Copy out each line of the material below with no changes.

▶ _STORED DATA_
<<<<

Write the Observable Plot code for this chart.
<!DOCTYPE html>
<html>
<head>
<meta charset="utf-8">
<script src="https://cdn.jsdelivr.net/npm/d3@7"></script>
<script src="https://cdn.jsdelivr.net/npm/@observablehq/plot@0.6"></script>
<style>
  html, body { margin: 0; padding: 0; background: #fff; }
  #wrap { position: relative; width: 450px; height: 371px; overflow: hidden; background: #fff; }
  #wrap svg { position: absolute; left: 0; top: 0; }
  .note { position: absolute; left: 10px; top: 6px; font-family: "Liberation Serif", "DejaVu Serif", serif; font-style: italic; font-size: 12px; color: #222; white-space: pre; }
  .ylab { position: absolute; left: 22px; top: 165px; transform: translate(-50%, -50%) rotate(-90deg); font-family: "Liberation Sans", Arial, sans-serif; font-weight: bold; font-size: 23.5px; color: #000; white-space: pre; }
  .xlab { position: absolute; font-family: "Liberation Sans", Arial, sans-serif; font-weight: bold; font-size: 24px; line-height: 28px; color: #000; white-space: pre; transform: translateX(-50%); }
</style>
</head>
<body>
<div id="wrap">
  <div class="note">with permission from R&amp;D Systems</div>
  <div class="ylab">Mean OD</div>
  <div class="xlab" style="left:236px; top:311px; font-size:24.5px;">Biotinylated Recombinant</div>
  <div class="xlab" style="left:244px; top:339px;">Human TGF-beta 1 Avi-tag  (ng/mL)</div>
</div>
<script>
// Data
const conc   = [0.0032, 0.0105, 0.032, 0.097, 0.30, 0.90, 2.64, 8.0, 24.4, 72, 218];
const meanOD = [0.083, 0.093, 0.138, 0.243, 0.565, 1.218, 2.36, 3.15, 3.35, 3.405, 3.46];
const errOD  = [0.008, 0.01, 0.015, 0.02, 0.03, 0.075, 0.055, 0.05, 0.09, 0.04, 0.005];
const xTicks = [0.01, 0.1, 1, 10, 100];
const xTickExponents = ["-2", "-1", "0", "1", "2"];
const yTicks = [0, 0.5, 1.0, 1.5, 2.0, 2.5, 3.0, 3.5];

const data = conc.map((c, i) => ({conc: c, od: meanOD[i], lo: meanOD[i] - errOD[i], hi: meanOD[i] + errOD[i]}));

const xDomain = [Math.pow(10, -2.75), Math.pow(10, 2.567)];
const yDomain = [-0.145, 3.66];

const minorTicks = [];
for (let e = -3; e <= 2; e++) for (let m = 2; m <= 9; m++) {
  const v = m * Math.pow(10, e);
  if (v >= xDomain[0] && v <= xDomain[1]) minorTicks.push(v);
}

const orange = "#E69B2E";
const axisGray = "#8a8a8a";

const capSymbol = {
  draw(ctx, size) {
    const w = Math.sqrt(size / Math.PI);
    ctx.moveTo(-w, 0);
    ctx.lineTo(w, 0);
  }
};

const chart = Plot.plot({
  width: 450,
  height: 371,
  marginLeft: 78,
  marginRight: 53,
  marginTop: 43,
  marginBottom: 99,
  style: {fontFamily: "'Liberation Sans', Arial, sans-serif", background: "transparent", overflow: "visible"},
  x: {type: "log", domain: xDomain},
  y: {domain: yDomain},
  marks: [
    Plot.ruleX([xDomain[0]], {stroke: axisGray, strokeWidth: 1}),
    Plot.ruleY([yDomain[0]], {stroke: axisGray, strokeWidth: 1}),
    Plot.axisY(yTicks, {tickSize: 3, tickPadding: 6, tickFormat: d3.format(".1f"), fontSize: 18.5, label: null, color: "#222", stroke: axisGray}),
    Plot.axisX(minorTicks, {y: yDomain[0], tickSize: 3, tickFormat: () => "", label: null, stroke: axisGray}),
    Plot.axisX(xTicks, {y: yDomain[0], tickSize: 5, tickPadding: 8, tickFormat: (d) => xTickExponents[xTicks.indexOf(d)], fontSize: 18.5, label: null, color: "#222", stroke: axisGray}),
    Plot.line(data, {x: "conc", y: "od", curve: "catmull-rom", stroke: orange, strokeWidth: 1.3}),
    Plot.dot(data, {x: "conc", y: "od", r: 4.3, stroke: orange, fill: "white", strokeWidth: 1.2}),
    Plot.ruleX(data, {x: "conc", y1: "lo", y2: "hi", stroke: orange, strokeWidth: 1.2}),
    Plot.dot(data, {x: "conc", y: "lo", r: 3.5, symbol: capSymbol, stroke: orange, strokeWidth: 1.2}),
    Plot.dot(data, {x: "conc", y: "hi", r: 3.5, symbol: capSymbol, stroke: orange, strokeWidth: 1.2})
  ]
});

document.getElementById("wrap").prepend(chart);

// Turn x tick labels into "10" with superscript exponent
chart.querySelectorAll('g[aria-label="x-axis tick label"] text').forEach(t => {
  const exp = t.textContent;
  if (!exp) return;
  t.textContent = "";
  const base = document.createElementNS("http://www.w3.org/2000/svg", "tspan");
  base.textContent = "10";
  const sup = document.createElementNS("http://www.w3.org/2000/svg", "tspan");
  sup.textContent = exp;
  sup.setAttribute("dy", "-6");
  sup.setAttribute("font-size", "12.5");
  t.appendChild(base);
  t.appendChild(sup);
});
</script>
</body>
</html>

>>>>

▶ _THE RESPONSE_
Write the Observable Plot code for this chart.
<!DOCTYPE html>
<html>
<head>
<meta charset="utf-8">
<script src="https://cdn.jsdelivr.net/npm/d3@7"></script>
<script src="https://cdn.jsdelivr.net/npm/@observablehq/plot@0.6"></script>
<style>
  html, body { margin: 0; padding: 0; background: #fff; }
  #wrap { position: relative; width: 450px; height: 371px; overflow: hidden; background: #fff; }
  #wrap svg { position: absolute; left: 0; top: 0; }
  .note { position: absolute; left: 10px; top: 6px; font-family: "Liberation Serif", "DejaVu Serif", serif; font-style: italic; font-size: 12px; color: #222; white-space: pre; }
  .ylab { position: absolute; left: 22px; top: 165px; transform: translate(-50%, -50%) rotate(-90deg); font-family: "Liberation Sans", Arial, sans-serif; font-weight: bold; font-size: 23.5px; color: #000; white-space: pre; }
  .xlab { position: absolute; font-family: "Liberation Sans", Arial, sans-serif; font-weight: bold; font-size: 24px; line-height: 28px; color: #000; white-space: pre; transform: translateX(-50%); }
</style>
</head>
<body>
<div id="wrap">
  <div class="note">with permission from R&amp;D Systems</div>
  <div class="ylab">Mean OD</div>
  <div class="xlab" style="left:236px; top:311px; font-size:24.5px;">Biotinylated Recombinant</div>
  <div class="xlab" style="left:244px; top:339px;">Human TGF-beta 1 Avi-tag  (ng/mL)</div>
</div>
<script>
// Data
const conc   = [0.0032, 0.0105, 0.032, 0.097, 0.30, 0.90, 2.64, 8.0, 24.4, 72, 218];
const meanOD = [0.083, 0.093, 0.138, 0.243, 0.565, 1.218, 2.36, 3.15, 3.35, 3.405, 3.46];
const errOD  = [0.008, 0.01, 0.015, 0.02, 0.03, 0.075, 0.055, 0.05, 0.09, 0.04, 0.005];
const xTicks = [0.01, 0.1, 1, 10, 100];
const xTickExponents = ["-2", "-1", "0", "1", "2"];
const yTicks = [0, 0.5, 1.0, 1.5, 2.0, 2.5, 3.0, 3.5];

const data = conc.map((c, i) => ({conc: c, od: meanOD[i], lo: meanOD[i] - errOD[i], hi: meanOD[i] + errOD[i]}));

const xDomain = [Math.pow(10, -2.75), Math.pow(10, 2.567)];
const yDomain = [-0.145, 3.66];

const minorTicks = [];
for (let e = -3; e <= 2; e++) for (let m = 2; m <= 9; m++) {
  const v = m * Math.pow(10, e);
  if (v >= xDomain[0] && v <= xDomain[1]) minorTicks.push(v);
}

const orange = "#E69B2E";
const axisGray = "#8a8a8a";

const capSymbol = {
  draw(ctx, size) {
    const w = Math.sqrt(size / Math.PI);
    ctx.moveTo(-w, 0);
    ctx.lineTo(w, 0);
  }
};

const chart = Plot.plot({
  width: 450,
  height: 371,
  marginLeft: 78,
  marginRight: 53,
  marginTop: 43,
  marginBottom: 99,
  style: {fontFamily: "'Liberation Sans', Arial, sans-serif", background: "transparent", overflow: "visible"},
  x: {type: "log", domain: xDomain},
  y: {domain: yDomain},
  marks: [
    Plot.ruleX([xDomain[0]], {stroke: axisGray, strokeWidth: 1}),
    Plot.ruleY([yDomain[0]], {stroke: axisGray, strokeWidth: 1}),
    Plot.axisY(yTicks, {tickSize: 3, tickPadding: 6, tickFormat: d3.format(".1f"), fontSize: 18.5, label: null, color: "#222", stroke: axisGray}),
    Plot.axisX(minorTicks, {y: yDomain[0], tickSize: 3, tickFormat: () => "", label: null, stroke: axisGray}),
    Plot.axisX(xTicks, {y: yDomain[0], tickSize: 5, tickPadding: 8, tickFormat: (d) => xTickExponents[xTicks.indexOf(d)], fontSize: 18.5, label: null, color: "#222", stroke: axisGray}),
    Plot.line(data, {x: "conc", y: "od", curve: "catmull-rom", stroke: orange, strokeWidth: 1.3}),
    Plot.dot(data, {x: "conc", y: "od", r: 4.3, stroke: orange, fill: "white", strokeWidth: 1.2}),
    Plot.ruleX(data, {x: "conc", y1: "lo", y2: "hi", stroke: orange, strokeWidth: 1.2}),
    Plot.dot(data, {x: "conc", y: "lo", r: 3.5, symbol: capSymbol, stroke: orange, strokeWidth: 1.2}),
    Plot.dot(data, {x: "conc", y: "hi", r: 3.5, symbol: capSymbol, stroke: orange, strokeWidth: 1.2})
  ]
});

document.getElementById("wrap").prepend(chart);

// Turn x tick labels into "10" with superscript exponent
chart.querySelectorAll('g[aria-label="x-axis tick label"] text').forEach(t => {
  const exp = t.textContent;
  if (!exp) return;
  t.textContent = "";
  const base = document.createElementNS("http://www.w3.org/2000/svg", "tspan");
  base.textContent = "10";
  const sup = document.createElementNS("http://www.w3.org/2000/svg", "tspan");
  sup.textContent = exp;
  sup.setAttribute("dy", "-6");
  sup.setAttribute("font-size", "12.5");
  t.appendChild(base);
  t.appendChild(sup);
});
</script>
</body>
</html>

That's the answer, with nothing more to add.